:: GIVEN EXERCISE ::
Transcribe every line exactly and omit anything that is a picture.

begin DATASET EXTRACT

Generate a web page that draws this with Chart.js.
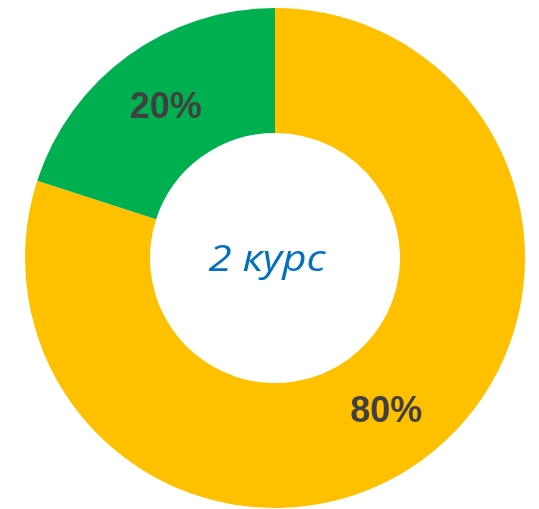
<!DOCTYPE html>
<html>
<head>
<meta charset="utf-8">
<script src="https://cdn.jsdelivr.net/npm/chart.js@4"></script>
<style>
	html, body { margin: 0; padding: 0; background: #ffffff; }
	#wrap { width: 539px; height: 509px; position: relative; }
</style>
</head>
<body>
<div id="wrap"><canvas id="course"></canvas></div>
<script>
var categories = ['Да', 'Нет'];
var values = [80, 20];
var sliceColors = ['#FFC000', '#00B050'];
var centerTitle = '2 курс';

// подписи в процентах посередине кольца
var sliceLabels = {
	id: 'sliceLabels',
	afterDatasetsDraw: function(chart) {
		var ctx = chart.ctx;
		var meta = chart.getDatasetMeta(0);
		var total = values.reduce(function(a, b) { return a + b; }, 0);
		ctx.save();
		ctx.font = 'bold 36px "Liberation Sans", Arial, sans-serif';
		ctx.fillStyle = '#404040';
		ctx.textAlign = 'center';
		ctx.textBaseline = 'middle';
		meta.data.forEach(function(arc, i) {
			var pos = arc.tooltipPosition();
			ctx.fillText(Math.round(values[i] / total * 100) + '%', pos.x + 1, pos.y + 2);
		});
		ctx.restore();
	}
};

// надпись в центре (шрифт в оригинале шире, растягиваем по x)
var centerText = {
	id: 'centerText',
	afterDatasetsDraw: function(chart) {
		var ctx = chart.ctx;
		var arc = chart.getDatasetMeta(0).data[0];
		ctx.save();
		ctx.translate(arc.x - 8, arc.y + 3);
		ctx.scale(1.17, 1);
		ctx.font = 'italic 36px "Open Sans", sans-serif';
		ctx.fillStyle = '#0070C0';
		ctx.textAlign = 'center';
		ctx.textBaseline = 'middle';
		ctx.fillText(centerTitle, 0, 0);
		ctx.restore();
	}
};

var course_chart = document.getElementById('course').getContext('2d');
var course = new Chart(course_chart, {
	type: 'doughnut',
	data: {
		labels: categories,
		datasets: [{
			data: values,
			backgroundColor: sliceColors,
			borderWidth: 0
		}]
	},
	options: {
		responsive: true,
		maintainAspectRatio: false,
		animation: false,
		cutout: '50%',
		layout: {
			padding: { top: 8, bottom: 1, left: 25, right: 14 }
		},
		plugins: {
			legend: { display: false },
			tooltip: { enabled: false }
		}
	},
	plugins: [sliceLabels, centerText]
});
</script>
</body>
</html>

end DATASET EXTRACT

:: ANSWER TO THE EXERCISE ::
Generate a web page that draws this with Chart.js.
<!DOCTYPE html>
<html>
<head>
<meta charset="utf-8">
<script src="https://cdn.jsdelivr.net/npm/chart.js@4"></script>
<style>
	html, body { margin: 0; padding: 0; background: #ffffff; }
	#wrap { width: 539px; height: 509px; position: relative; }
</style>
</head>
<body>
<div id="wrap"><canvas id="course"></canvas></div>
<script>
var categories = ['Да', 'Нет'];
var values = [80, 20];
var sliceColors = ['#FFC000', '#00B050'];
var centerTitle = '2 курс';

// подписи в процентах посередине кольца
var sliceLabels = {
	id: 'sliceLabels',
	afterDatasetsDraw: function(chart) {
		var ctx = chart.ctx;
		var meta = chart.getDatasetMeta(0);
		var total = values.reduce(function(a, b) { return a + b; }, 0);
		ctx.save();
		ctx.font = 'bold 36px "Liberation Sans", Arial, sans-serif';
		ctx.fillStyle = '#404040';
		ctx.textAlign = 'center';
		ctx.textBaseline = 'middle';
		meta.data.forEach(function(arc, i) {
			var pos = arc.tooltipPosition();
			ctx.fillText(Math.round(values[i] / total * 100) + '%', pos.x + 1, pos.y + 2);
		});
		ctx.restore();
	}
};

// надпись в центре (шрифт в оригинале шире, растягиваем по x)
var centerText = {
	id: 'centerText',
	afterDatasetsDraw: function(chart) {
		var ctx = chart.ctx;
		var arc = chart.getDatasetMeta(0).data[0];
		ctx.save();
		ctx.translate(arc.x - 8, arc.y + 3);
		ctx.scale(1.17, 1);
		ctx.font = 'italic 36px "Open Sans", sans-serif';
		ctx.fillStyle = '#0070C0';
		ctx.textAlign = 'center';
		ctx.textBaseline = 'middle';
		ctx.fillText(centerTitle, 0, 0);
		ctx.restore();
	}
};

var course_chart = document.getElementById('course').getContext('2d');
var course = new Chart(course_chart, {
	type: 'doughnut',
	data: {
		labels: categories,
		datasets: [{
			data: values,
			backgroundColor: sliceColors,
			borderWidth: 0
		}]
	},
	options: {
		responsive: true,
		maintainAspectRatio: false,
		animation: false,
		cutout: '50%',
		layout: {
			padding: { top: 8, bottom: 1, left: 25, right: 14 }
		},
		plugins: {
			legend: { display: false },
			tooltip: { enabled: false }
		}
	},
	plugins: [sliceLabels, centerText]
});
</script>
</body>
</html>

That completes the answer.